El plano regional viene determinado por la lucha entre Irán y Arabia Saudí por la hegemonía regional, así como por los intereses de Turquía, Jordania y Líbano.

Irán apoya (con armas, combatientes y financiación) al Gobierno de Al-Asad porque éste mantiene una estrecha conexión en Líbano con Hezbolá (sus milicias luchan en Siria), presiona a Israel y, a través de la relación Damasco-Beirut, mantiene relaciones financieras con Occidente.

Por su parte, Arabia Saudí apoya (con financiación y armas occidentales) a los dos grupos más radicales (Tahsis el Sham e ISIS) con el objetivo de expandir hacia el norte su influencia (religiosa), mantener la casi perdida guerra en Irak, controlar la expansión de Irán y apoyar a la población suní en Siria. El interés de Turquía es más limitado. Turquía interviene en la guerra siria luchando contra los kurdos (y contra el gobierno sirio) porque quiere evitar el control kurdo del norte de Siria, pues, unido éste al que ya tienen sobre el norte de Irak (ganado contra el Isis), los kurdos lograrían una amplia base territorial para sus viejas aspiraciones. Finalmente, Jordania y Líbano mantienen una cierta presión sobre Siria porque quieren evitar el flujo de refugiados (y lo están logrando), pues, este flujo alteraría la composición étnico-religiosa de sus poblaciones.

El plano global tiene mucho que ver con el interés de Rusia por reconquistar el papel que tuvo la antigua URSS. Rusia apoya al Gobierno sirio porque cuentan en Siria con la única base naval que tienen en el Mediterráneo (Tartus), así como con la única fuerza aérea que tienen en Oriente Próximo (Jmeini), bases necesarias en la lógica imperial de Putin porque están detrás de las fronteras, donde la OTAN, y presiona sobre el Canal de Suez y sobre los yacimientos petroleros del Golfo.

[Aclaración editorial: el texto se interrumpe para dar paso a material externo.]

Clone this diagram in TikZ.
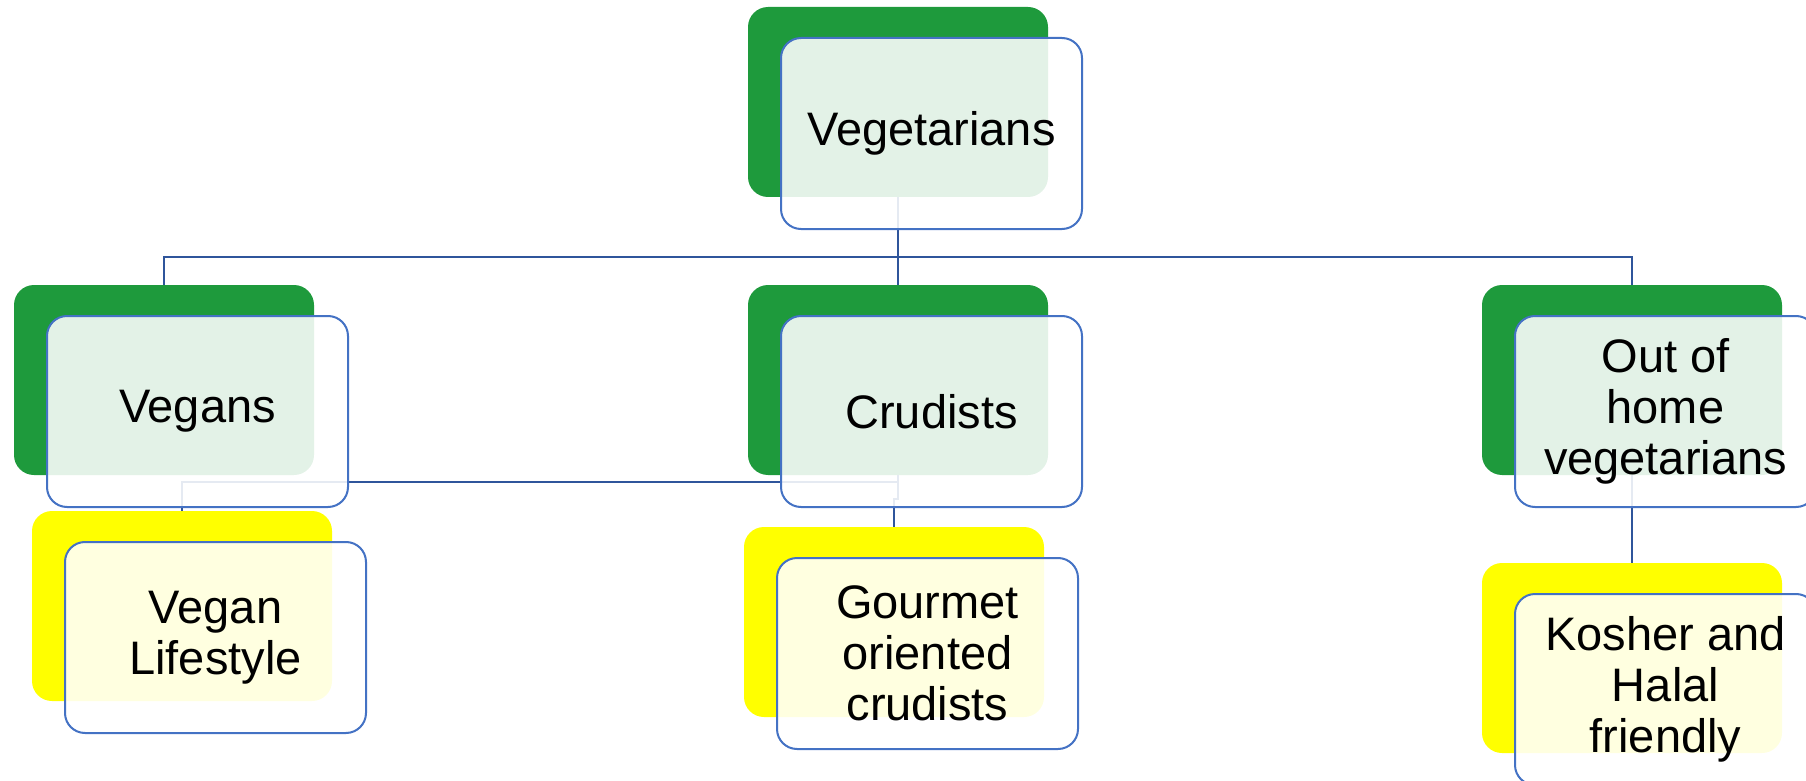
\documentclass[tikz,border=0pt]{standalone}
\usepackage{fontspec}
\setmainfont{Liberation Sans}
\usetikzlibrary{positioning}
\definecolor{leafgreen}{RGB}{30,154,60}
\definecolor{leafyellow}{RGB}{255,255,0}
\definecolor{linkblue}{RGB}{47,85,155}
\definecolor{edgeblue}{RGB}{68,114,196}

\begin{document}
\begin{tikzpicture}[x=0.5pt,y=-0.5pt]
\tikzset{back/.style={rounded corners=10pt, minimum width=150pt, minimum height=95pt, inner sep=0pt, outer sep=0pt},
  grn/.style={back,fill=leafgreen}, ylw/.style={back,fill=leafyellow},
  front/.style={draw=edgeblue, line width=1pt, fill=white, fill opacity=0.88, text opacity=1, rounded corners=10pt,
    minimum width=150.5pt, minimum height=95.5pt, inner sep=0pt, outer sep=0pt, align=center,
    font=\fontsize{23.5}{25.5}\selectfont},
  conn/.style={draw=linkblue, line width=0.8pt}};
  \clip (0,0) rectangle (1806,781);

  % coloured backs
  \node[grn] (topB) at (898,102) {};
  \node[grn] (vegB) at (164,380) {};
  \node[grn] (crudB) at (898,380) {};
  \node[grn] (outB) at (1632,380) {};
  \node[ylw] (lifeB) at (182,606) {};
  \node[ylw] (gourB) at (894,622) {};
  \node[ylw] (koshB) at (1632,658) {};

  % connectors
  \coordinate (bus) at (898,257);
  \draw[conn] (topB.south) -- (crudB.north);
  \draw[conn] (vegB.north) |- (bus) -| (outB.north);
  \draw[conn] (outB.south) -- (koshB.north);
  \draw[conn] (crudB.south) -- ++(0,-12pt) -| (gourB.north);
  \draw[conn] (lifeB.north) |- ([yshift=-3.5pt]crudB.south);

  % boxes in front
  \node[front, below right=15.5pt and 16.5pt of topB.north west] (top) {Vegetarians};
  \node[front, below right=15.5pt and 16.5pt of vegB.north west] (veg) {Vegans};
  \node[front, below right=15.5pt and 16.5pt of crudB.north west] (crud) {Crudists};
  \node[front, below right=15.5pt and 16.5pt of outB.north west] (out) {Out of\\home\\vegetarians};
  \node[front, below right=15.5pt and 16.5pt of lifeB.north west] (life) {Vegan\\Lifestyle};
  \node[front, below right=15.5pt and 16.5pt of gourB.north west] (gour) {Gourmet\\oriented\\crudists};
  \node[front, below right=15.5pt and 16.5pt of koshB.north west] (kosh) {Kosher and\\Halal\\friendly};
\end{tikzpicture}
\end{document}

El apoyo ruso ha llegado hasta involucrar a su ejército (incluso su único grupo aeronaval) y a vetar cualquier resolución en las Naciones Unidas. Por su parte, el interés norteamericano fue, en su inicio, más la expresión de la política exterior de derechos humanos del presidente Obama que una cuestión geoestratégica. Sin embargo, la activación de los grupos de Al-Qaeda, el crecimiento del Isis en Irak, la creciente presencia iraní y rusa, así como el escándalo en el uso de armas químicas movieron a los norteamericanos a involucrarse hasta llegar a apoyar a distintos grupos anti-Asad y anti-Isis con armas, asesores y cuerpos de operaciones especiales, en una escalada que ha culminado la semana pasada con el lanzamiento de misiles ordenado por el presidente Trump.

El conflicto sirio es, como puede observarse, de una terrible complejidad. Resolverlo implica un sudoku que va mucho más allá que unos cohetes retóricos, algo que no sé si la administración Trump comprende. El plano global tiene mucho que ver con el interés de Rusia por reconquistar el papel que tuvo la antigua URSS.

Lo único que puede el mundo occidental es observar y llorar sobre una situación inexplicable en pleno siglo XXI, el desplazamiento de un pueblo, y la reducción a cenizas de una generación.

La intervención internacional puede frenar ese río de sangre y segregación que deja hasta este momento más de cinco millones de refugiados, y más de doscientos mil muertos en estos siete años de guerra fratricida. No hay esperanza para el mundo, mientras Caín siga matando a Abel.